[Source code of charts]
::::::::::
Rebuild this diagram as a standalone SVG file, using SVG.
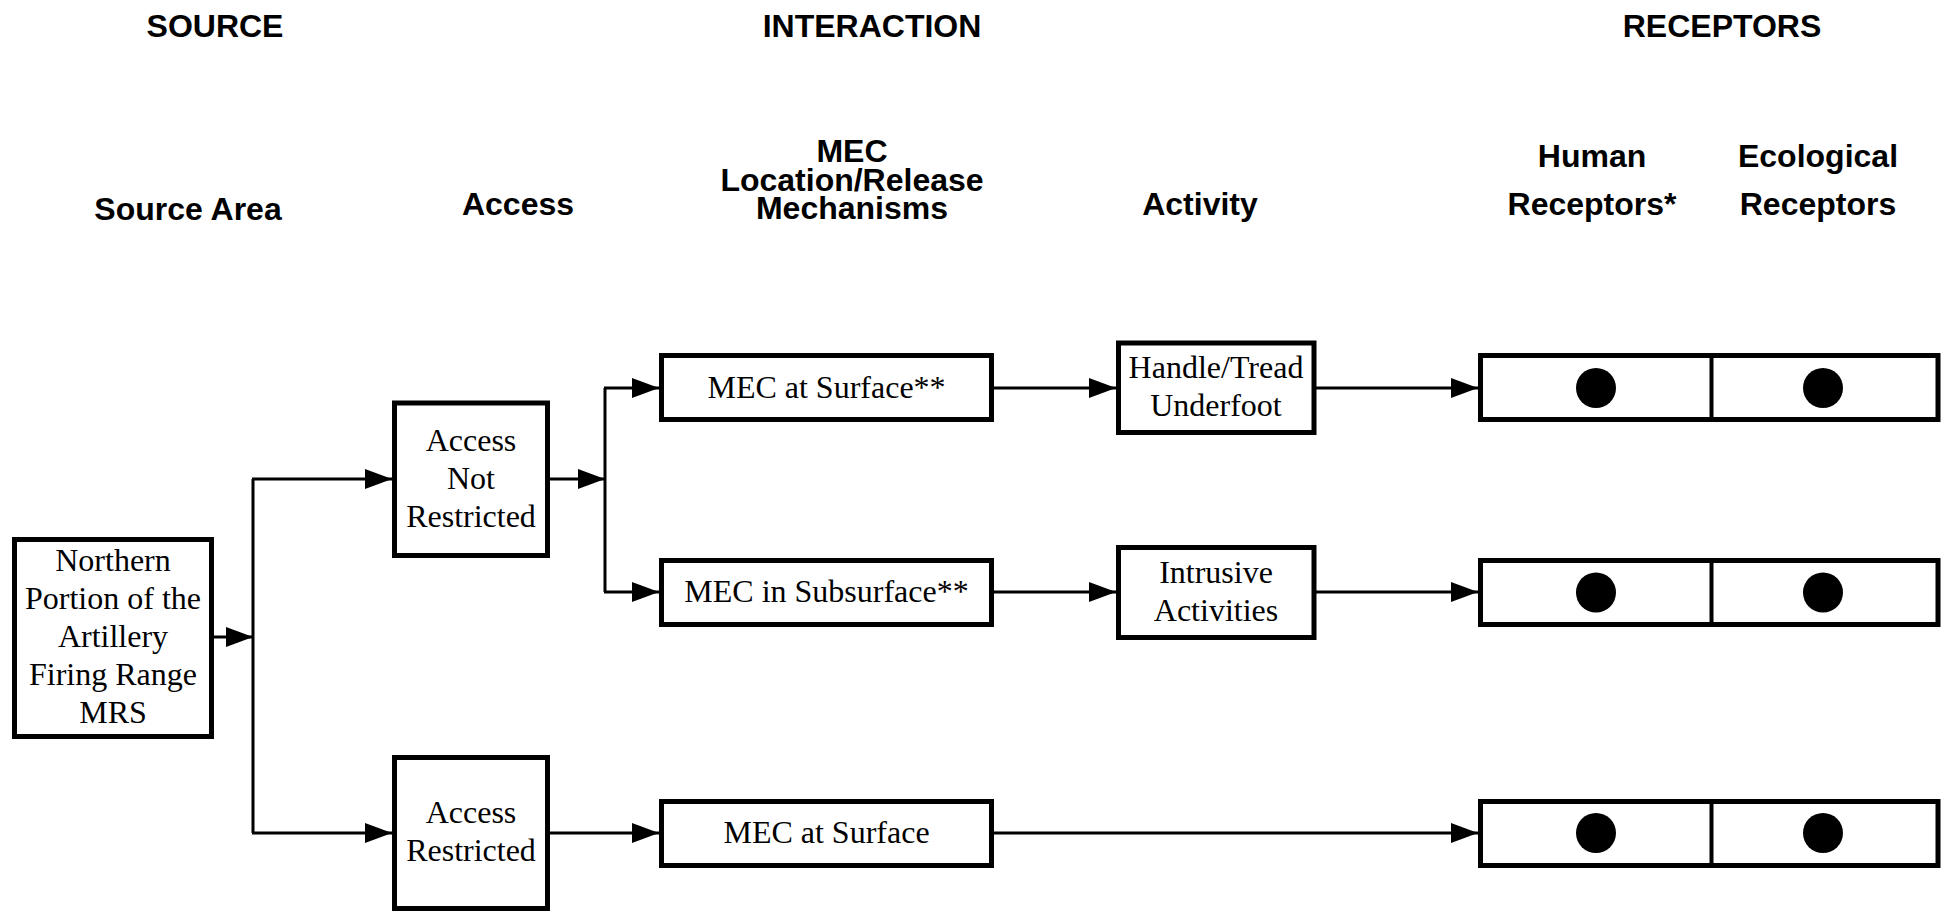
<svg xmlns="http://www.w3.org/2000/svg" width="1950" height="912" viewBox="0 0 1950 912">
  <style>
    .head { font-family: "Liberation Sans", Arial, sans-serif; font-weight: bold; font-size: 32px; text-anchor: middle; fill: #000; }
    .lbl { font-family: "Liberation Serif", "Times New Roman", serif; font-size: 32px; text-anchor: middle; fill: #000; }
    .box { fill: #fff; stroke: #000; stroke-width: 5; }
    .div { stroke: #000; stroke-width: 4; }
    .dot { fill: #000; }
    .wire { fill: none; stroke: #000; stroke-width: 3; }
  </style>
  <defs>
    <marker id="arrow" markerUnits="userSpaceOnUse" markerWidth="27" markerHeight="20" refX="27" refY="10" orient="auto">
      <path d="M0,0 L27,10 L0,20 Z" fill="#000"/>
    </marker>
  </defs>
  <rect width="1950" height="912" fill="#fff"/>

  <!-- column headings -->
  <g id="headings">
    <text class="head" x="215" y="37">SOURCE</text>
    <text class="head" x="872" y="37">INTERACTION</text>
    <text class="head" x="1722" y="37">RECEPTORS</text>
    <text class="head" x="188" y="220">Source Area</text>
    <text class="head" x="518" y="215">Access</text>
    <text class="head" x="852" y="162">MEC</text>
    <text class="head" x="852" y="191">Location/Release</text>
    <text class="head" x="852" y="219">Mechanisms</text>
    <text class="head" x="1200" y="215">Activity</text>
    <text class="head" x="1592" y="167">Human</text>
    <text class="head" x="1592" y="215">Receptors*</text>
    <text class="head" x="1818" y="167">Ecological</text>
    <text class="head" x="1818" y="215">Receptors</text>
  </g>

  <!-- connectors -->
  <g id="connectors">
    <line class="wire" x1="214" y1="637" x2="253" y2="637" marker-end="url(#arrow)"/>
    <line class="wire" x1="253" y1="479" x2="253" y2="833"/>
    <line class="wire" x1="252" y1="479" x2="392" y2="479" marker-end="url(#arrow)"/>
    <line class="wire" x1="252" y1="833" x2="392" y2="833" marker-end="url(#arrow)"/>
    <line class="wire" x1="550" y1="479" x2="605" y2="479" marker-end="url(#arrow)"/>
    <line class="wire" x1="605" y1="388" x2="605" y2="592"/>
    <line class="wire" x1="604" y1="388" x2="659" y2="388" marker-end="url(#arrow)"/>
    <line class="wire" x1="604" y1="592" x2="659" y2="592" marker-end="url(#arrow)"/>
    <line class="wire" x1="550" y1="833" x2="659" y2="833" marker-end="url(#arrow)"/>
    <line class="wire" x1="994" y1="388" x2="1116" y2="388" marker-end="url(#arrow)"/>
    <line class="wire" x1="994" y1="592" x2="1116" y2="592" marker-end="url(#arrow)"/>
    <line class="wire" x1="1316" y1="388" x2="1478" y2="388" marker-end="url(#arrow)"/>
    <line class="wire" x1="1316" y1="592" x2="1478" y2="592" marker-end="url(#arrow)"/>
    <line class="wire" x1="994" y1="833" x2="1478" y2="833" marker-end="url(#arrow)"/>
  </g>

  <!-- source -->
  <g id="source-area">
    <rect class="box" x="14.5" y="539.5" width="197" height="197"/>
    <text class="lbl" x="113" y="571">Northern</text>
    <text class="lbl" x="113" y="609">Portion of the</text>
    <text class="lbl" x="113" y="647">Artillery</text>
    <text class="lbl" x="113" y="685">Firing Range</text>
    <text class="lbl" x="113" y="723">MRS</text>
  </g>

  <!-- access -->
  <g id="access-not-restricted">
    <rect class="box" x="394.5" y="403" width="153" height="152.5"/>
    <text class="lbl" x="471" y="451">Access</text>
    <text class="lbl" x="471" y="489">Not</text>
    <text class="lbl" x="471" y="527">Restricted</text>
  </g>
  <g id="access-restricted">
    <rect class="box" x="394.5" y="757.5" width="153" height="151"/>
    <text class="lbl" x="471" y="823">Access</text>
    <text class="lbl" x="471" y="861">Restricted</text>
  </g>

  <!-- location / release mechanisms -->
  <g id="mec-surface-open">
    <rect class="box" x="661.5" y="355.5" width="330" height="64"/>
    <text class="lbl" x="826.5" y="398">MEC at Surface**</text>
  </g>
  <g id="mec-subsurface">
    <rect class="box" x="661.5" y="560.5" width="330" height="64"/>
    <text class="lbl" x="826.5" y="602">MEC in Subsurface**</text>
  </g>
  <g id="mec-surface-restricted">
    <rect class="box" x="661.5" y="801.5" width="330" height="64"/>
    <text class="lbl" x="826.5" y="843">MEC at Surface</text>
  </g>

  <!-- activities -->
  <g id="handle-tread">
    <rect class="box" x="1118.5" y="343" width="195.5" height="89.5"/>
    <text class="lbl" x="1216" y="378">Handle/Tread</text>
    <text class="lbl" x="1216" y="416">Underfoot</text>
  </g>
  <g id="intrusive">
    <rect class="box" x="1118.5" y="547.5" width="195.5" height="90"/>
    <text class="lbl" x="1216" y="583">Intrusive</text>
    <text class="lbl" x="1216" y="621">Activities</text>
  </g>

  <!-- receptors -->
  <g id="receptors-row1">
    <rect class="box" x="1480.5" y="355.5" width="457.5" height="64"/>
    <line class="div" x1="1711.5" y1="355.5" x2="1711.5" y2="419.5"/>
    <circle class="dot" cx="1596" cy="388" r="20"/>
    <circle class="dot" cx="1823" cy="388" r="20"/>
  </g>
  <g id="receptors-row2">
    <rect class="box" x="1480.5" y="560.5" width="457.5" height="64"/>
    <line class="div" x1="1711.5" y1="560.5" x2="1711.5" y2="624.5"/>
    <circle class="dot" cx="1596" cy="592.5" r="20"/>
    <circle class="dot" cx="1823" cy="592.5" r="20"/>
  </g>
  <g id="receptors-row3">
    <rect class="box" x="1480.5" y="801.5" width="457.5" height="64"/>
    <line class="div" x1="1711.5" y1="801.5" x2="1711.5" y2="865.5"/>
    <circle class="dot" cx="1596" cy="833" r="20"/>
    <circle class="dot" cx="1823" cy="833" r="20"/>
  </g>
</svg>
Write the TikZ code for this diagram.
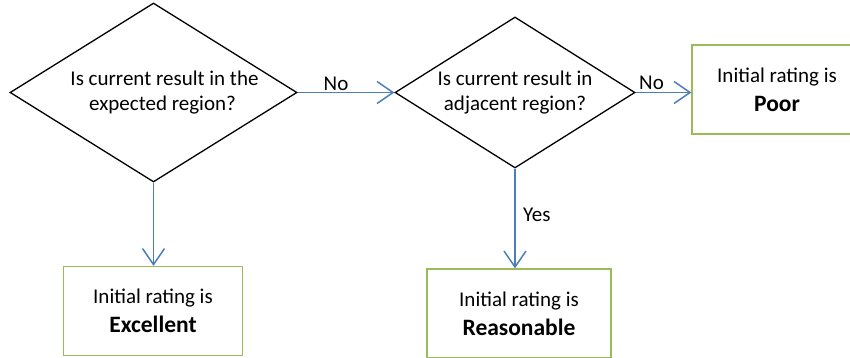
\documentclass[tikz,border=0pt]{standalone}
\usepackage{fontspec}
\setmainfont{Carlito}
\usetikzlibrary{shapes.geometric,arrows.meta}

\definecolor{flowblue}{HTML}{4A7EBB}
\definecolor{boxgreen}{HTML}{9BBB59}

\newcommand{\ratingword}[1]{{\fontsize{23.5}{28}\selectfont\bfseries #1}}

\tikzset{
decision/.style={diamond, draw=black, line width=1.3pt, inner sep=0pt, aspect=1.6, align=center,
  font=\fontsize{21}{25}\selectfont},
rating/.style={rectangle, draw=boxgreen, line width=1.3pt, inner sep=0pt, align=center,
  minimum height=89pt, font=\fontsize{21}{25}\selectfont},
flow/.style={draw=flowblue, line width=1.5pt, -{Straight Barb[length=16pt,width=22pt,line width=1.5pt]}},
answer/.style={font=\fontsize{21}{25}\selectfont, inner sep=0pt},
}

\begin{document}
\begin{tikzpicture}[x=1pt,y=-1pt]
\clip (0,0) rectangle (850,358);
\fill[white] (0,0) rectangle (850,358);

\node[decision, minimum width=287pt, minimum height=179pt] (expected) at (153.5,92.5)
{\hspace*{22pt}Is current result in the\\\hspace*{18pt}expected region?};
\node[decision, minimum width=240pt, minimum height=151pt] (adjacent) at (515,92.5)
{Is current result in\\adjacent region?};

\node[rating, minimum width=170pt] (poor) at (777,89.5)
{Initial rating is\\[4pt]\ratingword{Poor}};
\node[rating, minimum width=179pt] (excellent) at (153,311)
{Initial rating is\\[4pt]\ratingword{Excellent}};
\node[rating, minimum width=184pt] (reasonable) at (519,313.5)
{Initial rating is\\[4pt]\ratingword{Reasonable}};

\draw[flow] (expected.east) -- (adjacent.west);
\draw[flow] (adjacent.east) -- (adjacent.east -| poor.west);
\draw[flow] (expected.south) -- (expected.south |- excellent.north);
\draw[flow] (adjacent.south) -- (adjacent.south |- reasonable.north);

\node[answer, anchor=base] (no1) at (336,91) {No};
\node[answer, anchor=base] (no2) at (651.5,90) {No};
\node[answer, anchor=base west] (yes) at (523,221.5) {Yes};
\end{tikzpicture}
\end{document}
::::::::::
What you are asked to do:
Identify the lines above with the word "standalone". Copy them.

Task solution:
Rebuild this diagram as a standalone SVG file, using SVG.
\documentclass[tikz,border=0pt]{standalone}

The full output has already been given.